Tragische Unfälle gibt es in der Musikerwelt viele und einige davon haben so manche vielversprechende Karriere vorzeitig beendet – man denke nur an Buddy Holly. Auch Rockabilly-Pionier Gene Vincent blieb davon nicht verschont. Als Eddie Cochran am 17. April 1960 bei einer Taxifahrt mit Höchstgeschwindigkeit tödlich verunglückte, traf es auch den sich ebenfalls im Taxi befindenden Vincent. Schon Jahre zuvor war dieser in einen schweren Motorradunfall verwickelt gewesen. Doch dieser hatte zumindest etwas Gutes für alle Rock´n´Roll-Fans. Denn so entschied sich Vincent für die Musik und nicht für ein Leben bei der Navy.
Gene Vincent- ein Karrierestart der besonderen Art
Der 20-jährige Vincent Eugene Craddock hatte gerade für weitere 6 Jahre bei der Navy unterschrieben als ihm im Mai 1955 ein Motorradunfall einen Strich durch die Rechnung machte. Dabei wurde sein linkes Bein so schwer in Mitleidenschaft gezogen, dass die Ärzte eine Amputation vorschlugen. Vincent jedoch weigerte sich und trug so den Rest seines Lebens eine Metallschiene.
Seine militärische Karriere war damit beendet, aber eine andere sollte erst noch beginnen. Bereits zu seinem 12. Geburtstag hatte Vincent eine Gitarre geschenkt geworden und jetzt, nachdem er für die Navy untauglich geworden, war widmete er sich ganz der Musik. Bereits ein Jahr nach seinem Motorradunfall schrieb er einen Song, der zu den ganz großen Hits der Rockabilly und Rock´n´Roll-Geschichte gehört.

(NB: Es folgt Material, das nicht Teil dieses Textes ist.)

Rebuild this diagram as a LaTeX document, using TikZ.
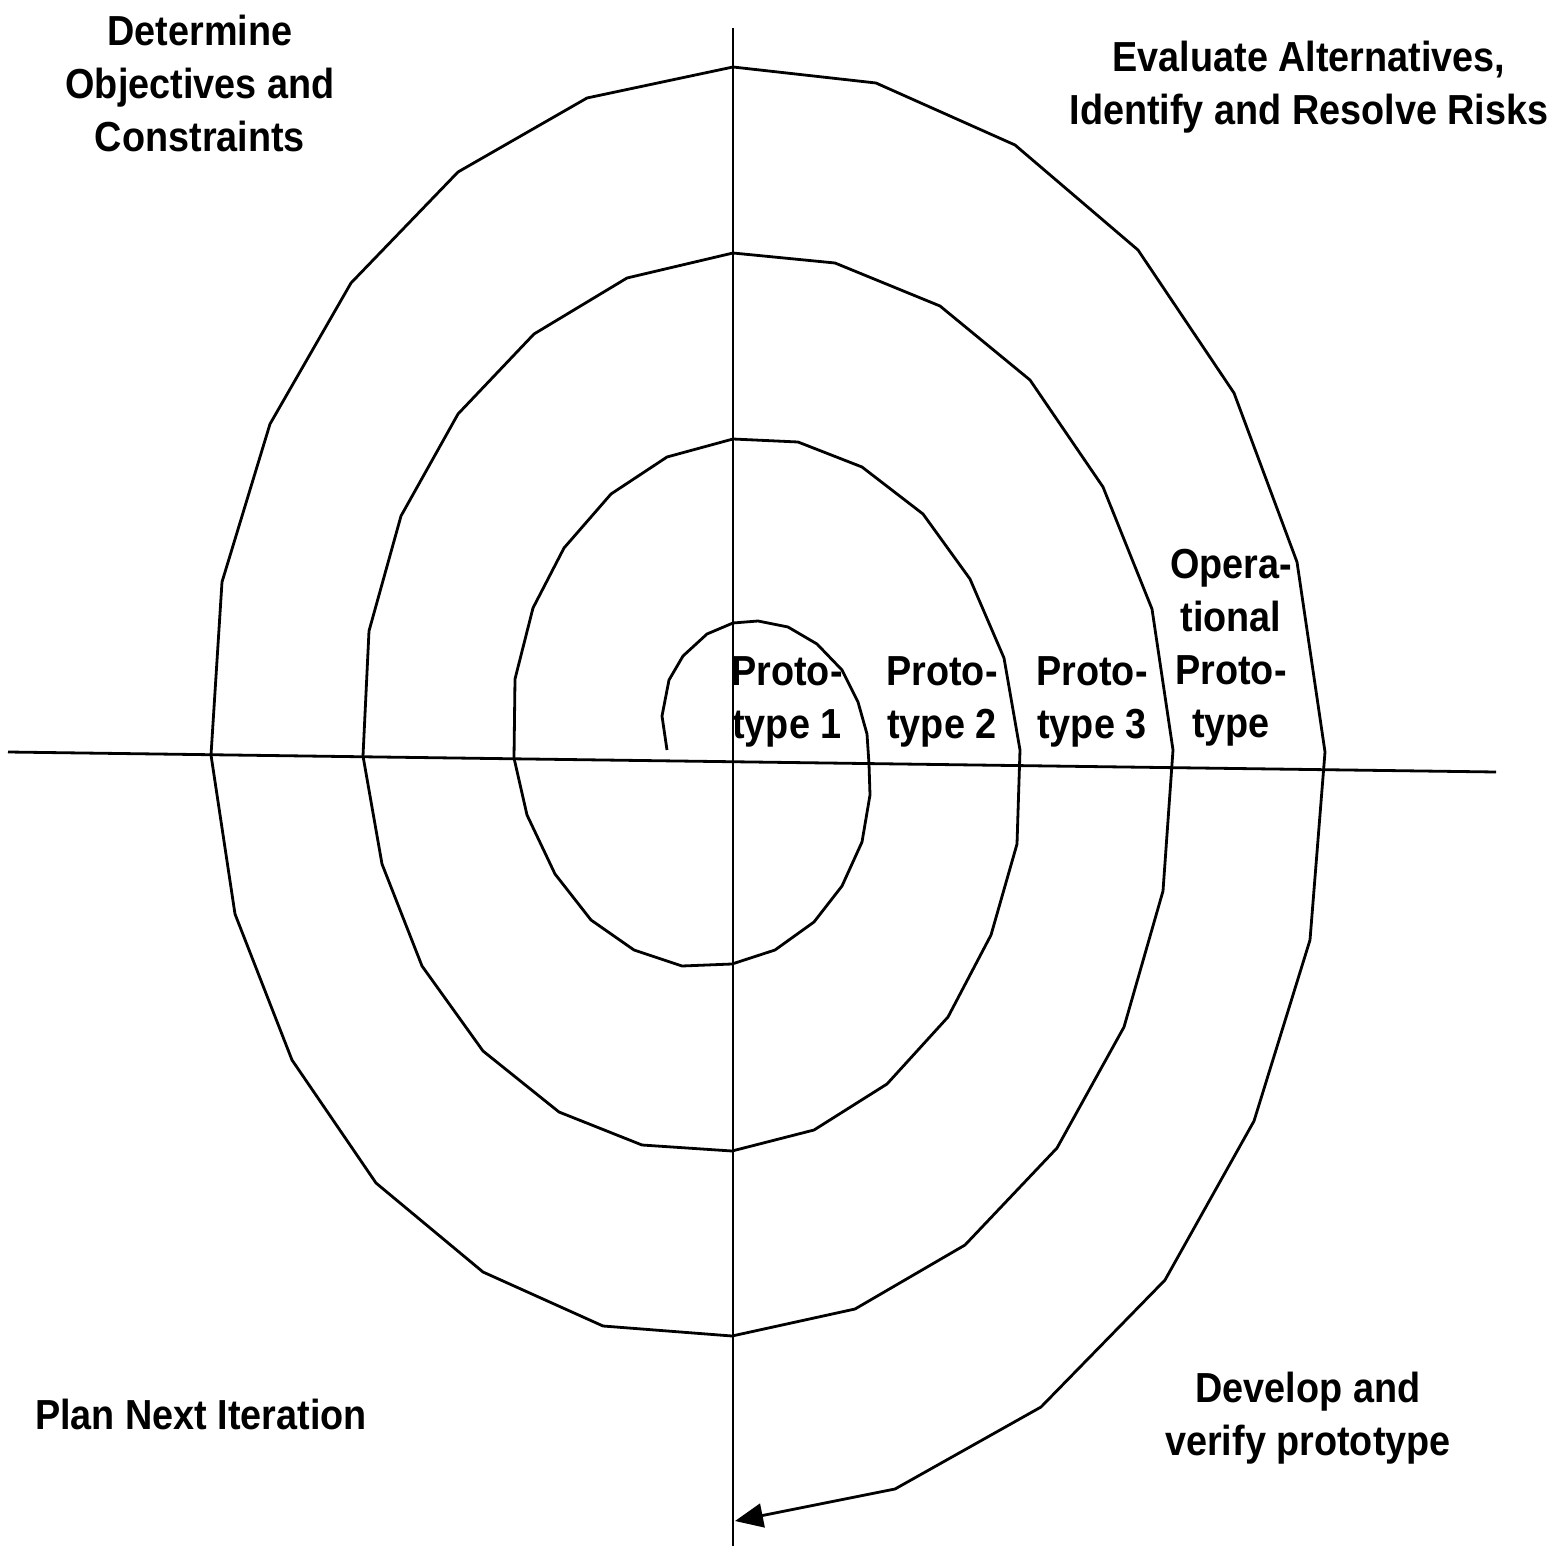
\documentclass[tikz,border=0pt]{standalone}
\usepackage{fontspec}
\setmainfont{Liberation Sans}[FakeStretch=0.9]
\usepackage{tikz}
\usetikzlibrary{arrows.meta,positioning}

\begin{document}
\begin{tikzpicture}
	[x=0.5pt,y=-0.5pt,line width=1.4pt,
	 quadrant/.style={font=\bfseries\fontsize{21}{26.5}\selectfont,align=center,inner sep=0pt},
	 spiral/.style={-{Triangle[length=14pt,width=12pt]},line join=miter}]
	
	\useasboundingbox (0,0) rectangle (1564,1546);
	
	% axes
	\coordinate (top) at (733,28);
	\coordinate (bottom) at (733,1546);
	\coordinate (left) at (8,752);
	\coordinate (right) at (1496,772);
	\draw (top) -- (bottom);
	\draw (left) -- (right);
	
	% spiral, from the centre outwards
	\coordinate (start) at (667,750);
	\coordinate (tip) at (735,1521);
	\draw[spiral] (start) -- (662,716) -- (669,680) -- (683,656) -- (707,634) -- (733,623)
		-- (758,621) -- (788,627) -- (817,644) -- (842,670) -- (858,702) -- (867,734)
		-- (869,764) -- (870,795) -- (862,842) -- (842,886) -- (814,922) -- (775,950)
		-- (732,964) -- (682,966) -- (634,950) -- (591,920) -- (555,874) -- (527,815)
		-- (514,758) -- (515,679) -- (533,608) -- (564,548) -- (611,494) -- (667,457)
		-- (733,439) -- (798,442) -- (862,467) -- (923,514) -- (970,579) -- (1004,658)
		-- (1020,750) -- (1017,844) -- (991,935) -- (948,1017) -- (887,1084) -- (814,1130)
		-- (732,1151) -- (642,1145) -- (559,1112) -- (483,1051) -- (422,966) -- (382,864)
		-- (363,756) -- (369,631) -- (401,516) -- (458,414) -- (534,334) -- (627,278)
		-- (733,253) -- (835,263) -- (940,306) -- (1030,380) -- (1103,487) -- (1152,609)
		-- (1173,750) -- (1163,891) -- (1124,1027) -- (1057,1148) -- (965,1245) -- (855,1309)
		-- (732,1336) -- (603,1326) -- (483,1272) -- (376,1183) -- (292,1060) -- (235,914)
		-- (211,755) -- (222,582) -- (270,424) -- (351,283) -- (458,172) -- (587,98)
		-- (733,67) -- (876,83) -- (1015,145) -- (1138,250) -- (1234,393) -- (1297,562)
		-- (1325,752) -- (1310,940) -- (1254,1121) -- (1165,1280) -- (1041,1407) -- (895,1489)
		-- (tip);
	
	% quadrants
	\node[quadrant] (objectives) at (200,83) {Determine\\Objectives and\\Constraints};
	\node[quadrant] (risks) at (1309,87) {Evaluate Alternatives,\\Identify and Resolve Risks};
	\node[quadrant] (plan) at (201,1414) {Plan Next Iteration};
	\node[quadrant] (develop) at (1308,1418) {Develop and\\verify prototype};
	
	% prototypes
	\node[quadrant] (proto1) at (787,702) {Proto-\\type 1};
	\node[quadrant] (proto2) at (942,702) {Proto-\\type 2};
	\node[quadrant] (proto3) at (1092,702) {Proto-\\type 3};
	\node[quadrant] (operational) at (1231,648) {Opera-\\tional\\Proto-\\type};
\end{tikzpicture}
\end{document}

Be-Bop-A-Lula – Geburt eines Klassikers
Zweifellos kamen dem jungen Gene Vincent die Umstände entgegen. Ob sich irgendjemand in der Musikindustrie noch wenige Jahre früher für das in seiner textlichen Schlichtheit geniale “Be-Bop-A-Lula” interessiert hätte, ist fraglich. Doch 1956 waren Amerika und die Plattenindustrie bereits im Elvistaumel und Gene Vincent…nun ja, klang eben ein bisschen nach Elvis. Zuviel Hitpotenzial wurde “Be-Bop-A-Lula” von Capitol dennoch nicht zugestanden, sodass der Song zunächst als B-Seite der Single “Woman Love” verkauft wurde.

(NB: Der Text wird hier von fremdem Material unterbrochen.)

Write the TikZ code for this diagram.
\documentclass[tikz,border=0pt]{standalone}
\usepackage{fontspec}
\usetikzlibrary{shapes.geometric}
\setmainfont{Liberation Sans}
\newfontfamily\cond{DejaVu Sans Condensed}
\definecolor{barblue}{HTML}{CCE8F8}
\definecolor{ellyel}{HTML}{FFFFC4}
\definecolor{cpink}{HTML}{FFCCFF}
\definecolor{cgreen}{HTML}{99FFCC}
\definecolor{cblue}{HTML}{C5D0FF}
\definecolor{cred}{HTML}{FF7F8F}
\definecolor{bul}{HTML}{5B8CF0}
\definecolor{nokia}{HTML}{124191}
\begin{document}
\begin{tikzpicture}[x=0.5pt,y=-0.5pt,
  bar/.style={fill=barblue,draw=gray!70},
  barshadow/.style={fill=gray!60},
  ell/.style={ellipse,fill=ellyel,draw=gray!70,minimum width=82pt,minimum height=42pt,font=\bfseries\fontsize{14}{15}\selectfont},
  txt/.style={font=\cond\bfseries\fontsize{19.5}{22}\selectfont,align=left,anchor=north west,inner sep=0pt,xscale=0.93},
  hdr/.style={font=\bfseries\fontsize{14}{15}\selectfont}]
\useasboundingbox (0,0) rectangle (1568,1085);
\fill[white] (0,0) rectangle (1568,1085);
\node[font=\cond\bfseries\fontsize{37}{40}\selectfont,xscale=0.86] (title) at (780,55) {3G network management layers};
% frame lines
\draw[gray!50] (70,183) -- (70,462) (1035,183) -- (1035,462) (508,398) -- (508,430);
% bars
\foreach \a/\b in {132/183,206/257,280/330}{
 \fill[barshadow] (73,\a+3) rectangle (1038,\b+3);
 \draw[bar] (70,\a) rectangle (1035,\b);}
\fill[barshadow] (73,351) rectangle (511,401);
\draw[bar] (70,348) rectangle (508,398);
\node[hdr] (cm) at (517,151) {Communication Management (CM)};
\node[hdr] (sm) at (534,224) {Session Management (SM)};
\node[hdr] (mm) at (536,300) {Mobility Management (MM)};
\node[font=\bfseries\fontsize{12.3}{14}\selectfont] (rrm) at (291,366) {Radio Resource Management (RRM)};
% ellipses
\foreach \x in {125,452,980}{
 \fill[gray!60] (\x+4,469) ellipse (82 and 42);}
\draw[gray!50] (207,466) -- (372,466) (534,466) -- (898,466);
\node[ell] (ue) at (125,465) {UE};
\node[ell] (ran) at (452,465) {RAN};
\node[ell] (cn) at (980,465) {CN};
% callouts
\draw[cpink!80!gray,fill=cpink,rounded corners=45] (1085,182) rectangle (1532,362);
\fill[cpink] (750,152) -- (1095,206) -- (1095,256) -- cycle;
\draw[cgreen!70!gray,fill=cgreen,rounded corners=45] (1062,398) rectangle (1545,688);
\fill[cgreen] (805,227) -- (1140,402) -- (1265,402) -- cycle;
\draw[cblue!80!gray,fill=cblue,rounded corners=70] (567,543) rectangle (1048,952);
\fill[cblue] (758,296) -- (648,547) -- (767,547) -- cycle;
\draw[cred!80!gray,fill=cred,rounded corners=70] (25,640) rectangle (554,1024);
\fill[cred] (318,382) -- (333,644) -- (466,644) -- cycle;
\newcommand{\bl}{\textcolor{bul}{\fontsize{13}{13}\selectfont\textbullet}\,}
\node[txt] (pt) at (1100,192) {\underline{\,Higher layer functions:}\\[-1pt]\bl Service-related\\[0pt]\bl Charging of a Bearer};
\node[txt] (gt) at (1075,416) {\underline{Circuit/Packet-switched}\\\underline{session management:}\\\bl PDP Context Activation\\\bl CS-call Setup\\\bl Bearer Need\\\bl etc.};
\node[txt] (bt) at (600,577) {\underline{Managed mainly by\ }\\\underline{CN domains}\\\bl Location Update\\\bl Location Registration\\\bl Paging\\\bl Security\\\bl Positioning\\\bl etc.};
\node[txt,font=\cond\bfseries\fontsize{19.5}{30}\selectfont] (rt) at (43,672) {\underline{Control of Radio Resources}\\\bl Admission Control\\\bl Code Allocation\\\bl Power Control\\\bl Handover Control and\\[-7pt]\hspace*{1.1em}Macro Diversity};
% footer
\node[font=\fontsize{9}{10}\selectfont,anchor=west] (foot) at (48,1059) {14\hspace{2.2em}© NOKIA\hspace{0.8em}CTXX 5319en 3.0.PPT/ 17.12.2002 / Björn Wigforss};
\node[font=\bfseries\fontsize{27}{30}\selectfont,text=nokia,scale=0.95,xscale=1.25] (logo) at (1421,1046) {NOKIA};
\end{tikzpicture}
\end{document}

Doch die Reaktionen der wachsenden Zahl an Rockabilly-und Rock´n´Roll-Fans waren beachtlich, nicht nur in den USA. Während ein Kritiker des New Musical Express in England Gene Vincents Single als Paradebeispiel für geist- und hirnlose Musik ansah, waren die Teddy Boys in Großbritannien ebenso davon begeistert wie viele amerikanischen Plattenkäufer. “Be-Bop-A-Lula” wurde zu einem Hit, den keine später berühmte Kellerband in Liverpool in ihrem Programm vermissen ließ.

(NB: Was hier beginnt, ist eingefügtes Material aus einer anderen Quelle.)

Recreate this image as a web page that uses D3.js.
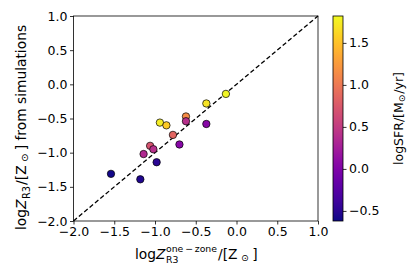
<!DOCTYPE html>
<html>
<head>
<meta charset="utf-8">
<script src="https://cdn.jsdelivr.net/npm/d3@7"></script>
<style>
  body { margin: 0; background: #fff; }
  svg { font-family: "DejaVu Sans", sans-serif; }
</style>
</head>
<body>
<div id="chart"></div>
<script>
// one-zone metallicity (x), simulation metallicity (y), log SFR (colour)
const zOneZone = [-1.54, -1.18, -0.98, -1.14, -1.06, -1.02, -0.70, -0.78, -0.94, -0.86, -0.62, -0.62, -0.37, -0.37, -0.13];
const zSim     = [-1.31, -1.39, -1.14, -1.02, -0.90, -0.95, -0.88, -0.74, -0.56, -0.60, -0.47, -0.54, -0.58, -0.28, -0.14];
const logSFR   = [-0.60, -0.55, -0.50,  0.35,  0.70,  0.40,  0.05,  0.85,  1.75,  1.55,  1.15,  0.40,  0.05,  1.70,  1.80];
const axisTicks = [-2.0, -1.5, -1.0, -0.5, 0.0, 0.5, 1.0];
const cbarTicks = [-0.5, 0.0, 0.5, 1.0, 1.5];
const cbarRange = [-0.62, 1.82];

const FS = 12.5;

// lay out a mathtext-like label piece by piece, centred on (0,0) of the group
function mathLabel(g, pieces, fs, sfs) {
    const inner = g.append("g");
    let cx = 0;
    pieces.forEach(p => {
        if (p.sup !== undefined) {
            const a = inner.append("text").attr("x", cx).attr("y", -fs * 0.47).attr("font-size", sfs).text(p.sup);
            const b = inner.append("text").attr("x", cx).attr("y", fs * 0.33).attr("font-size", sfs).text(p.sub);
            cx += Math.max(a.node().getComputedTextLength(), b.node().getComputedTextLength()) + 1;
        } else {
            const t = inner.append("text").attr("x", cx).attr("y", (p.dy || 0) * fs)
                .attr("font-size", p.small ? sfs : fs).text(p.t);
            if (p.italic) t.attr("font-style", "italic");
            cx += t.node().getComputedTextLength() + (p.gap || 0) * fs;
        }
    });
    inner.attr("transform", `translate(${-cx / 2},0)`);
}

function drawChart() {
    const W = 415, H = 277;
    const margin = {top: 16, left: 73.5, right: 97, bottom: 56};
    const width = W - margin.left - margin.right,
          height = H - margin.top - margin.bottom;

    const svg = d3.select("#chart").append("svg")
        .attr("width", W).attr("height", H);

    const g = svg.append("g").attr("transform", `translate(${margin.left},${margin.top})`);

    const x = d3.scaleLinear().domain([-2, 1]).range([0, width]);
    const y = d3.scaleLinear().domain([-2, 1]).range([height, 0]);
    const color = d3.scaleSequential(d3.interpolatePlasma).domain(cbarRange);

    const fmt = d => d3.format(".1f")(d).replace("-", "\u2212");

    const xAxis = g.append("g").attr("transform", `translate(0,${height})`)
        .call(d3.axisBottom(x).tickValues(axisTicks).tickFormat(fmt).tickSize(3.5).tickPadding(2.5));
    const yAxis = g.append("g")
        .call(d3.axisLeft(y).tickValues(axisTicks).tickFormat(fmt).tickSize(3.5).tickPadding(2.5));
    [xAxis, yAxis].forEach(a => {
        a.select(".domain").remove();
        a.selectAll("text").attr("font-size", FS).attr("fill", "#000").attr("font-family", "DejaVu Sans");
        a.selectAll("line").attr("stroke", "#000").attr("stroke-width", 0.8);
    });

    // 1:1 line
    g.append("line")
        .attr("x1", x(-2)).attr("y1", y(-2)).attr("x2", x(1)).attr("y2", y(1))
        .attr("stroke", "#000").attr("stroke-width", 1.3).attr("stroke-dasharray", "4.5,2.5");

    const pts = zOneZone.map((d, i) => ({x: d, y: zSim[i], c: logSFR[i]}));
    g.selectAll("circle.pt").data(pts).enter().append("circle")
        .attr("class", "pt")
        .attr("cx", d => x(d.x)).attr("cy", d => y(d.y))
        .attr("r", 3.7)
        .attr("fill", d => color(d.c))
        .attr("stroke", "#000").attr("stroke-width", 0.7);

    g.append("rect").attr("width", width).attr("height", height)
        .attr("fill", "none").attr("stroke", "#000").attr("stroke-width", 0.8);

    // x label
    mathLabel(svg.append("g").attr("transform", `translate(${margin.left + width / 2 + 0.5},258.5)`), [
        {t: "log"}, {t: "Z", italic: true, gap: 0.04},
        {sup: "one\u2009\u2212\u2009zone", sub: "R3"},
        {t: "/[Z", gap: 0.25}, {t: "\u2299", small: true, dy: 0.16, gap: 0.25}, {t: "]"}
    ], 13.8, 9.3);

    // y label
    mathLabel(svg.append("g").attr("transform", `translate(26,${margin.top + height / 2 + 9}) rotate(-90)`), [
        {t: "log"}, {t: "Z", italic: true, gap: 0.04},
        {t: "R3", small: true, dy: 0.28, gap: 0.08},
        {t: "/[Z", gap: 0.25}, {t: "\u2299", small: true, dy: 0.16, gap: 0.25}, {t: "] from simulations"}
    ], 13.8, 9.8);

    // colour bar
    const cbX = 333, cbW = 10;
    const cy = d3.scaleLinear().domain(cbarRange).range([margin.top + height, margin.top]);
    const defs = svg.append("defs");
    const grad = defs.append("linearGradient").attr("id", "cbgrad")
        .attr("x1", 0).attr("y1", 1).attr("x2", 0).attr("y2", 0);
    d3.range(0, 1.0001, 0.05).forEach(t => {
        grad.append("stop").attr("offset", t).attr("stop-color", d3.interpolatePlasma(t));
    });
    svg.append("rect").attr("x", cbX).attr("y", margin.top).attr("width", cbW).attr("height", height)
        .attr("fill", "url(#cbgrad)").attr("stroke", "#000").attr("stroke-width", 0.8);
    const cAxis = svg.append("g").attr("transform", `translate(${cbX + cbW},0)`)
        .call(d3.axisRight(cy).tickValues(cbarTicks).tickFormat(fmt).tickSize(3.5).tickPadding(2.5));
    cAxis.select(".domain").remove();
    cAxis.selectAll("text").attr("font-size", FS).attr("fill", "#000").attr("font-family", "DejaVu Sans");
    cAxis.selectAll("line").attr("stroke", "#000").attr("stroke-width", 0.8);

    mathLabel(svg.append("g").attr("transform", `translate(403,${margin.top + height / 2}) rotate(-90)`), [
        {t: "logSFR/[M"}, {t: "\u2299", small: true, dy: 0.16, gap: 0.08}, {t: "/yr]"}
    ], 12.5, 9);
}

drawChart();
</script>
</body>
</html>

Gene Vincents zweite Karriere in England
Die englischen Fans sollten letztendlich auch diejenigen sein, die Vincents Karriere neues Leben einhauchten, als diese in Amerika bereits auf dem absteigenden Ast war. In den Staaten konnte Vincent seinen Erfolg mit Be-Bop-A-Lula nie wiederholen, obwohl er eine Reihe hervorragend swingender und rockiger Singles hervorbrachte, darunter das legendäre “Gonna Back Up, Baby” und den Hit “Dance to the Bop”. Am Ende des Jahrzehnts hatte Vincent zunehmend Schwierigkeiten, von amerikanischen DJs gespielt zu werden.
Dafür bekam er in England neuen Aufwind. Mit dafür verantwortlich war der legendäre TV-Produzent Jack Good, der Vincent für seine Sendung “Boy Meets Girls” verpflichtet hatte. ER überredete Vincent, sich für seine Auftritte ganz in schwarzes Leder zu kleiden und sich eine silberne Kette um den Hals zu hängen. Nach eigenen Aussagen hatte Vincent den TV-Produzenten und Literatur-Fan Good mit seinem Hinken an Richard III erinntert, was ihn wiederum auf die Idee brachte, dem Rocker ein eher düsteres “Hamlet”-Image zu geben. Die britischen Fans zeigten sich von der Lederkluft ebenso begeistert wie von Vincents energetischen Auftritten – obwohl wahrscheinlich kaum einer von ihnen die Verbindung zu Hamlet herstellte. Sogar neue Hitparadenerfolge hatte der Star mit “My Heart” und “Wild Cat”.
Allerdings sollte diese Phase bald eine traurige Wendung nehmen. Eigentlich war die Tatsache, dass der in England ebenfalls beliebte Eddie Cochran Vincent auf Tour begleitete, ein zusätzlicher Anreiz für Rockabilly- und Rock´n´Roll-Fans. Leider setzte eine Taxifahrt 1960 dieser Tour ein jähes Ende.